Body strength was considerably increased, with the roof being able to carry an astonishing 2.25 times the car’s weight. The six-cylinder engine had a new management computer (EEC-V), a higher compression ratio, and other minor changes which increased its power and torque, yet it was more economical than the ED.
The Fairmont shared its overall frontal style with that of the Fairlane and LTD -the first time that Ford took that interesting styling route. The radiator ‘grille’ was a dummy and the cooling air goes in through the hole under the bumper.
Dubbed the CTC (computer torque control) engine, the EF six-cylinder developed a healthy 157 kilowatts, an increase of 9kW over the previous version of the same engine. Maximum torque was increased to 357Nm at just 3000rpm, making for a very driveable engine in the true Aussie tradition.
The EF interior was completely revamped with a curved style and gentler colours, the result was a light, airy feeling. A driver-side airbag was introduced as standard fitment on all models- another first on an Australian built car. Seat adjustments included individual control over the height of the front and rear of the seat base. The handbrake was floor mounted for the first time ever on a Falcon!
With the release of the EF II range in October 1995 the Fairmont Ghia gained a sporty image. It featured the Tickford XR6 engine and lower, firmer suspension. The front suspension was modified on the rest of the range to reduce oversteer.
The EF II saw the introduction of dual airbags. The oddly shaped passenger bag protects not only the person in the left seat, but also a front-centre passenger in a bench seat model. Tickford continued the quad, round-head light treatment with its XR range of high performance Falcons.
Again a single colour was used across the entire front of the car and in the bumpers. The bumpers and body strips had Cherry Red inserts, except in red cars where they were black. The gills in the bonnet, which are reminiscent of those used in the 25th anniversary EB GT and the Sierra Cosworth – extract hot air. The EF model was the first Falcon which Tickford was involved with from its earliest design stages. Previously Tickford Vehicle Engineering had picked up a car midway through its development.
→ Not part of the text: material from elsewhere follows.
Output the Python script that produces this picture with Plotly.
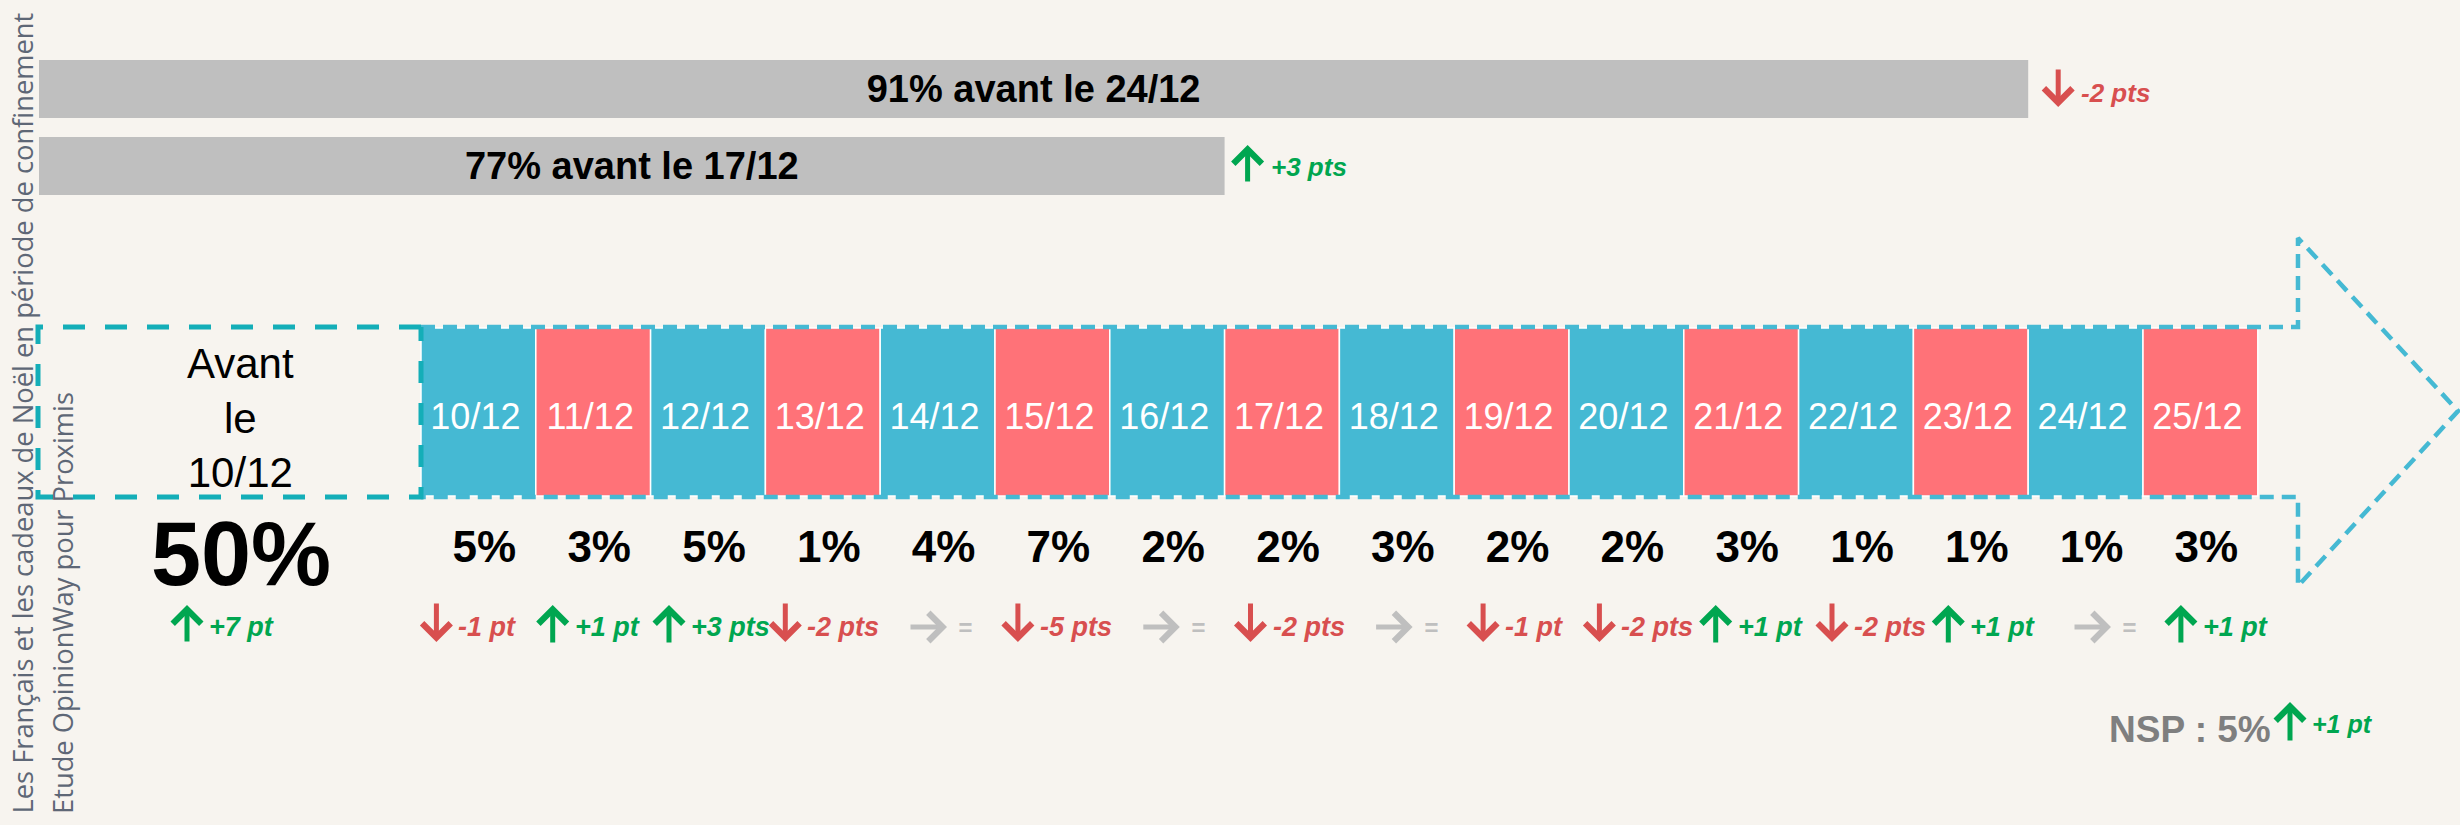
import plotly.graph_objects as go

# ---------------- data ----------------
dates = ["10/12", "11/12", "12/12", "13/12", "14/12", "15/12", "16/12", "17/12",
         "18/12", "19/12", "20/12", "21/12", "22/12", "23/12", "24/12", "25/12"]
daily_pct = [5, 3, 5, 1, 4, 7, 2, 2, 3, 2, 2, 3, 1, 1, 1, 3]
daily_change = [-1, 1, 3, -2, 0, -5, 0, -2, 0, -1, -2, 1, -2, 1, 0, 1]

before_label = "Avant<br>le<br>10/12"
before_pct = 50
before_change = 7

cum_dates = ["24/12", "17/12"]
cum_pct = [91, 77]
cum_change = [-2, 3]

nsp_pct = 5
nsp_change = 1

title_lines = ["Les Français et les cadeaux de Noël en période de confinement",
               "Etude OpinionWay pour Proximis"]

# ---------------- style / geometry ----------------
W, H = 2460, 825
PX0, PXW = 421.0, 114.8          # pixel of first day box, pixel width of one day


def u(px):
    return (px - PX0) / PXW


def du(px):
    return px / PXW


BG = "#F7F4EF"
BLUE = "#45B9D3"
RED = "#FF7278"
TEAL = "#14AEB8"
GREEN = "#00A650"
DOWN_RED = "#D84F4F"
GREY = "#BFBFBF"
FONT = "Liberation Sans, Arial, sans-serif"


def change_label(v, unit_one="pt"):
    if v == 0:
        return "="
    return f"{v:+d} {unit_one if abs(v) == 1 else 'pts'}"


fig = go.Figure()
annotations = []


def arrow(x, y_tip, x_tail, y_tail, color, width=5, size=1.1):
    annotations.append(dict(
        x=x, y=y_tip, ax=x_tail, ay=y_tail, xref="x", yref="y", axref="x", ayref="y",
        text="", showarrow=True, arrowhead=4, arrowsize=size, arrowwidth=width,
        arrowcolor=color, standoff=0, startstandoff=0, font=dict(size=1)))


def ctext(x, y, text, color, size, anchor="left", bold=True, italic=True):
    annotations.append(dict(
        x=x, y=y, xref="x", yref="y", text=text, showarrow=False,
        xanchor=anchor, yanchor="middle",
        font=dict(family=FONT, size=size, color=color,
                  weight="bold" if bold else "normal",
                  style="italic" if italic else "normal")))


# ---------------- cumulative grey bars ----------------
bar_left = u(39)
bar_y = [89, 166]
bar_end = [dates.index(d) for d in cum_dates]
fig.add_trace(go.Bar(
    orientation="h", y=bar_y, x=[e - bar_left for e in bar_end], base=[bar_left] * 2,
    width=58, marker=dict(color=GREY, line=dict(width=0)),
    text=[f"{p}% avant le {d}" for p, d in zip(cum_pct, cum_dates)],
    textposition="inside", insidetextanchor="middle", textangle=0,
    textfont=dict(family=FONT, size=38, color="black", weight="bold"),
    hoverinfo="skip"))

for e, yc, ch, off in zip(bar_end, bar_y, cum_change, [30, 23]):
    xa = e + du(off)
    if ch < 0:
        arrow(xa, yc + 18, xa, yc - 21, DOWN_RED)
        ctext(xa + du(21), yc + 4, change_label(ch), DOWN_RED, 26)
    else:
        arrow(xa, yc - 21, xa, yc + 17, GREEN)
        ctext(xa + du(21), yc + 1, change_label(ch), GREEN, 26)

# ---------------- day boxes ----------------
centers = [i + 0.5 for i in range(len(dates))]
fig.add_trace(go.Bar(
    x=centers, y=[168] * len(dates), base=328, width=1,
    marker=dict(color=[BLUE if i % 2 == 0 else RED for i in range(len(dates))],
                line=dict(color="white", width=1.5)),
    hoverinfo="skip"))
fig.add_trace(go.Scatter(
    x=[c - du(3) for c in centers], y=[420] * len(dates), mode="text", text=dates,
    textfont=dict(family=FONT, size=36, color="white"), hoverinfo="skip"))

# dashed big arrow outline
notch = len(dates) + 0.35
tip = u(2458)
fig.add_trace(go.Scatter(
    x=[0, notch, notch, tip, notch, notch, 0],
    y=[327, 327, 238, 411, 586, 497, 497],
    mode="lines", line=dict(color=BLUE, width=4.5, dash="14px,8px"), hoverinfo="skip"))
# dashed "before" box
fig.add_trace(go.Scatter(
    x=[0, u(38), u(38), 0, 0], y=[327, 327, 497, 497, 327],
    mode="lines", line=dict(color=TEAL, width=5, dash="22px,20px"), hoverinfo="skip"))

# ---------------- daily percentages & changes ----------------
fig.add_trace(go.Scatter(
    x=[c + du(6) for c in centers], y=[551] * len(dates), mode="text",
    text=[f"{p}%" for p in daily_pct],
    textfont=dict(family=FONT, size=44, color="black", weight="bold"), hoverinfo="skip"))

for i, (c, v) in enumerate(zip(centers, daily_change)):
    if v != 0:
        xa = c + du(-42 + 1.5 * i)
        if v < 0:
            arrow(xa, 642, xa, 602, DOWN_RED)
            ctext(xa + du(20), 627, change_label(v), DOWN_RED, 27)
        else:
            arrow(xa, 605, xa, 644, GREEN)
            ctext(xa + du(20), 627, change_label(v), GREEN, 27)
    else:
        gx = c + du(-16 + 1.6 * i)
        arrow(gx + du(19), 627, gx - du(19), 627, GREY)
        ctext(gx + du(28), 627, "=", GREY, 24)

# ---------------- before 10/12 ----------------
annotations.append(dict(x=u(240), y=418, xref="x", yref="y", text=before_label,
                        showarrow=False, align="center",
                        font=dict(family=FONT, size=42, color="black")))
annotations.append(dict(x=u(241), y=554, xref="x", yref="y", text=f"{before_pct}%",
                        showarrow=False,
                        font=dict(family=FONT, size=90, color="black", weight="bold")))
arrow(u(187), 605, u(187), 643, GREEN)
ctext(u(207), 627, f"{before_change:+d} pt", GREEN, 27)

# ---------------- NSP ----------------
ctext(u(2190), 729, f"NSP : {nsp_pct}%", "#7F7F7F", 37, anchor="center", italic=False)
arrow(u(2290), 702, u(2290), 742, GREEN)
ctext(u(2310), 724, change_label(nsp_change), GREEN, 25)

# ---------------- vertical titles ----------------
for xp, line in zip([22, 62], title_lines):
    annotations.append(dict(
        x=xp / W, y=1 - 816 / H, xref="paper", yref="paper", text=line,
        showarrow=False, textangle=-90, xanchor="center", yanchor="bottom",
        font=dict(family="Open Sans, sans-serif", size=27.3, color="#5E6776")))

fig.update_layout(
    width=W, height=H, autosize=False,
    margin=dict(l=0, r=0, t=0, b=0, pad=0),
    paper_bgcolor=BG, plot_bgcolor=BG,
    showlegend=False, barmode="overlay", hovermode=False,
    xaxis=dict(range=[u(0), u(W)], visible=False, fixedrange=True),
    yaxis=dict(range=[H, 0], visible=False, fixedrange=True),
    annotations=annotations,
)

fig.write_html("out.html", config={"displayModeBar": False},
               post_script="document.body.style.margin='0';document.body.style.overflow='hidden';")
The Tickford XR interior featured full instrumentation, a driver-side airbag (as in all EF Falcons) and brightly coloured seats which featured good side and under thigh support. Power front windows were standard in an XR for the first time.
The Tickford modified 4-litre six cylinder engine in the XR6 was up rated to 164kW, only one kilowatt less than the standard 5-litre V8! So good was the six’s design that the torque graph was literally flat all the way from 2750rpm to3500rpm. The XR6’s exhaust valves were larger (42mm versus39mm) than the standard sixes, and they ran in stronger springs. The exhaust ports were reflowed as part of the design process. The camshaft profile gave greater lift and longer duration of all valves. The V8 engine on the Tickford XR8 didn’t receive as much modification as the six, but still had bulk grunt. Power peaked at170kW, pumped out at just 4500rpm. Maximum torque of 396Nm came in at 3000rpm. A larger cross section cold air intake snorkel was used and the split branch exhaust as fitted to the ED XR6 Sprint was installed.